Scientific classification
- Kingdom: Animalia
- Phylum: Mollusca
- Class: Gastropoda
- Subclass: Caenogastropoda
- Order: Neogastropoda
- Superfamily: Conoidea
- Family: Conidae
- Genus: Conus
- Species: C. fernandesi
- Binomial name: Conus fernandesi Tenorio, Afonso, & Rolán, 2008
- Synonyms: Africonus fernandesi (Tenorio, Afonso & Rolán, 2008); Conus (Lautoconus) fernandesi Tenorio, Afonso, & Rolán, 2008 · accepted, alternate representation;

= Conus fernandesi =

- Authority: Tenorio, Afonso, & Rolán, 2008
- Conservation status: EN
- Synonyms: Africonus fernandesi (Tenorio, Afonso & Rolán, 2008), Conus (Lautoconus) fernandesi Tenorio, Afonso, & Rolán, 2008 · accepted, alternate representation

Species of sea snail

Conus fernandesi is a species of sea snail, a marine gastropod mollusk in the family Conidae.
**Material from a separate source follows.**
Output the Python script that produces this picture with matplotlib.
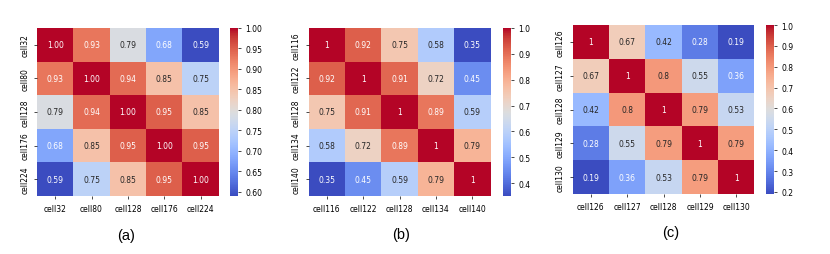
import matplotlib
matplotlib.use("Agg")
import matplotlib.pyplot as plt
import numpy as np
import seaborn as sns

labels_a = ["cell32", "cell80", "cell128", "cell176", "cell224"]
vals_a = [[1.00, 0.93, 0.79, 0.68, 0.59],
          [0.93, 1.00, 0.94, 0.85, 0.75],
          [0.79, 0.94, 1.00, 0.95, 0.85],
          [0.68, 0.85, 0.95, 1.00, 0.95],
          [0.59, 0.75, 0.85, 0.95, 1.00]]

labels_b = ["cell116", "cell122", "cell128", "cell134", "cell140"]
vals_b = [[1, 0.92, 0.75, 0.58, 0.35],
          [0.92, 1, 0.91, 0.72, 0.45],
          [0.75, 0.91, 1, 0.89, 0.59],
          [0.58, 0.72, 0.89, 1, 0.79],
          [0.35, 0.45, 0.59, 0.79, 1]]

labels_c = ["cell126", "cell127", "cell128", "cell129", "cell130"]
vals_c = [[1, 0.67, 0.42, 0.28, 0.19],
          [0.67, 1, 0.8, 0.55, 0.36],
          [0.42, 0.8, 1, 0.79, 0.53],
          [0.28, 0.55, 0.79, 1, 0.79],
          [0.19, 0.36, 0.53, 0.79, 1]]

panels = [
    (vals_a, labels_a, ".2f", "(a)", [0.0446, 0.2275, 0.219, 0.659], [0.277, 0.2275, 0.0096, 0.659], (0.152, 0.075)),
    (vals_b, labels_b, "g", "(b)", [0.372, 0.2275, 0.219, 0.659], [0.606, 0.2275, 0.0096, 0.659], (0.483, 0.078)),
    (vals_c, labels_c, "g", "(c)", [0.690, 0.235, 0.219, 0.663], [0.923, 0.235, 0.0096, 0.663], (0.808, 0.086)),
]

fig = plt.figure(figsize=(8.3, 2.55), dpi=100)

for vals, labels, fmt, tag, ax_rect, cb_rect, tag_pos in panels:
    ax = fig.add_axes(ax_rect)
    cax = fig.add_axes(cb_rect)
    sns.heatmap(np.array(vals), annot=True, fmt=fmt, cmap="coolwarm",
                xticklabels=labels, yticklabels=labels, ax=ax, cbar_ax=cax,
                annot_kws={"fontsize": 5.5})
    ax.tick_params(labelsize=5.5, length=2, width=0.5)
    plt.setp(ax.get_xticklabels(), rotation=0)
    plt.setp(ax.get_yticklabels(), rotation=90, va="center")
    cax.tick_params(labelsize=5.5, length=2, width=0.5)
    # panel tag under each heatmap
    fig.text(tag_pos[0], tag_pos[1], tag, ha="center", va="center",
             fontsize=10.5, family="Liberation Sans")

fig.savefig("out.png", dpi=100)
It is endemic to the Cape Verde islands.

==Description==
The size of the shell varies between 18 mm and 27 mm. As all species within the genus Conus, these snails are predatory and venomous and capable of stinging humans who handle them.
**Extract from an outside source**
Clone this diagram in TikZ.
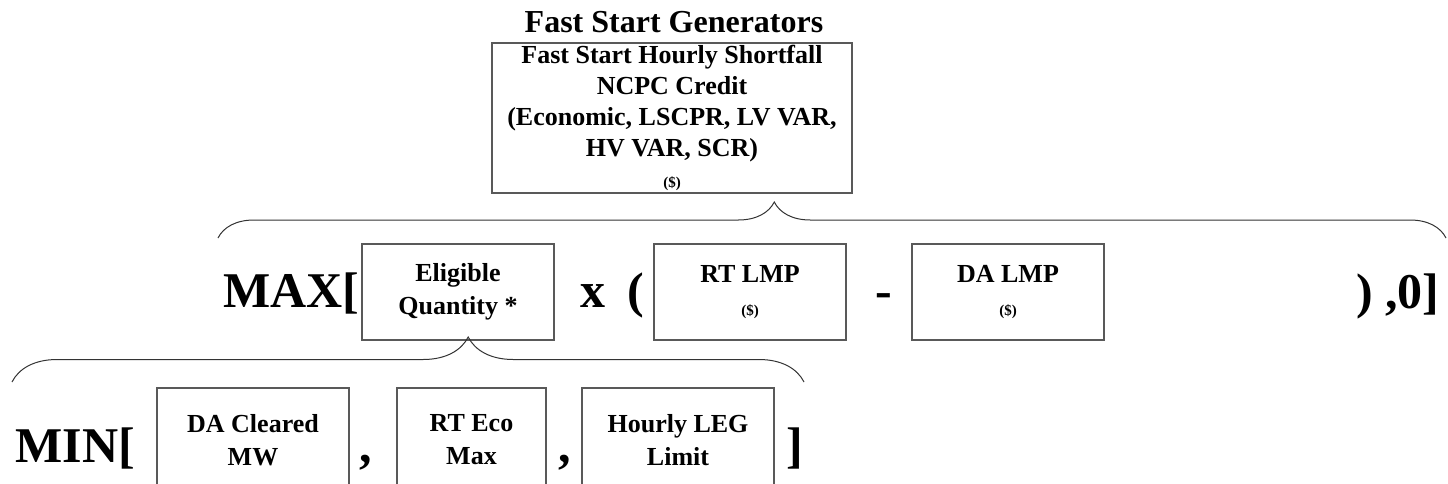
\documentclass[tikz,border=0pt]{standalone}
\usepackage{fontspec}
\setmainfont{Liberation Serif}
\usetikzlibrary{decorations.pathreplacing}

\begin{document}
\begin{tikzpicture}[x=0.5pt,y=-0.5pt]
\tikzset{termbox/.style={draw=black!65,line width=0.6pt,minimum width=96pt,minimum height=48pt,align=center,inner sep=0pt,font=\bfseries\fontsize{13}{16.5}\selectfont}}
\tikzset{bigop/.style={font=\bfseries\fontsize{25}{30}\selectfont,inner sep=0pt,anchor=base}}
\tikzset{curly/.style 2 args={decorate,decoration={brace,amplitude=#1,aspect=#2},draw=black!80,line width=0.5pt}}
\newcommand{\dollar}{{\fontsize{7.5}{9}\selectfont (\$)}}
\clip (0,0) rectangle (1448,483);
\node[font=\bfseries\fontsize{16}{19}\selectfont,anchor=base] (title) at (674,32) {Fast Start Generators};
\node[termbox,minimum width=180pt,minimum height=75pt,font=\bfseries\fontsize{13}{15.5}\selectfont] (credit) at (672,118) {Fast Start Hourly Shortfall\\NCPC Credit\\(Economic, LSCPR, LV VAR,\\HV VAR, SCR)\\\dollar};
\coordinate (maxL) at (218,238);
\coordinate (maxR) at (1446,238);
\draw[curly={18pt}{0.453}] (maxL) -- (maxR);
\node[bigop,anchor=base west] (max) at (223,307) {MAX[};
\node[termbox] (elig) at (458,292) {Eligible\\Quantity *};
\node[bigop] (times) at (593,307) {x};
\node[bigop] (lpar) at (636,307) {(};
\node[termbox] (rtlmp) at (750,292) {RT LMP\\\dollar};
\node[bigop] (minus) at (884,307) {-};
\node[termbox] (dalmp) at (1008,292) {DA LMP\\\dollar};
\node[bigop,anchor=base east] (close) at (1440,308) {) ,0]};
\coordinate (minL) at (12,382);
\coordinate (minR) at (804,382);
\draw[curly={22.5pt}{0.576}] (minL) -- (minR);
\node[bigop,anchor=base west] (min) at (15,462) {MIN[};
\node[termbox,minimum height=52pt] (dacl) at (253,440) {DA Cleared\\MW};
\node[bigop] (comma1) at (366,462) {,};
\node[termbox,minimum width=74.5pt,minimum height=52pt] (rteco) at (471.5,440) {RT Eco\\Max};
\node[bigop] (comma2) at (565,462) {,};
\node[termbox,minimum height=52pt] (leg) at (678,440) {Hourly LEG\\Limit};
\node[bigop] (rbrk) at (795,462) {]};
\end{tikzpicture}
\end{document}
==Distribution and habitat==
The species is endemic to Cape Verde and so far only known from a coastal strip 1 km in length on a single island, Santo Antão. It has been found among algae and in crevices at water depths between 2 and 4 m.

==Conservation==
C. fernandesi appears to be scarce and to have an extremely limited range along the coast of Santo Antão, which also happens to be subject to very heavy ferry traffic. It is therefore considered to be vulnerable to habitat destruction and pollution impacts, and has been classified as endangered by the IUCN.